The problem comes when the “horse” or the sky (or in my case the squirrel) does look right to the child but the adult steps in and says it isn’t. Art is a way to express the imagination. It doesn’t have to copy the real world. Look at the work of this guy for example.
Blue black night sky, yellow stars, looks like reality to me!
I don’t know DArwin, to compare kids scribbling to abstract art is a bit of a stretch, to me anyhow!
When he painted it he was attacked as being a lousy artist.
My point is, don’t stifle a potential Van Gogh by being a pedant. Not every child will be an artist, but some will and so you should not attempt to destroy their spirit especially if they are happy with their work.
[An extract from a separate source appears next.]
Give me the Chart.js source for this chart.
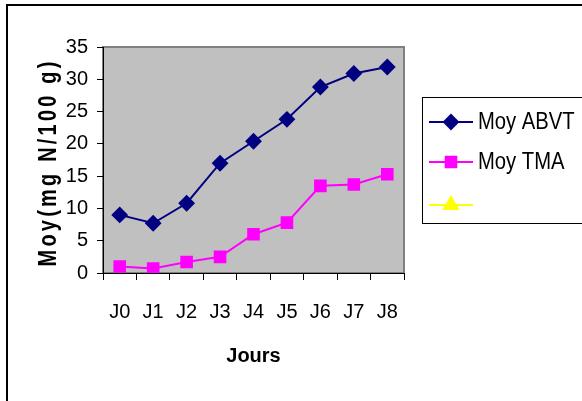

@Darwin – this is one of those hopeless debates, so far you have said nothing to sway my thinking and obviously vice versa. Actually I am not trying to sway you, I am just pointing out that pendant to you is reality to me. I will continue to tell the kids I teach that skies are not green and if I destroy the spirit of a budding Van Gogh, I guess the spark of genius was not that strong to begin with.
I was asked to draw a squirrel when I was in art class in second grade. Mind you, this was art class, not science, not nature, not anatomy.
Everyone else in the class drew a small brown animal with a bushy tail. I drew a backyard with a brown streak running through it. The teacher did not give me a passing grade because she claimed I did not draw a squirrel. In fact, I did draw a squirrel but chose to express it in terms of the great speed squirrels exhibit as they dash across the lawn.
She was being a pedant. I still resent her efforts to make me “conform” to her view that all art must be photographic. Fortunately, my parents viewed her grading method as being unfair and took it up with the school.
If a child draws the sky as being green in art class, let them. It does no harm and may encourage their creativity. However, if as an adult with authority you try to quash that spark, it could very well be if not destroyed, at least dimmed or delayed.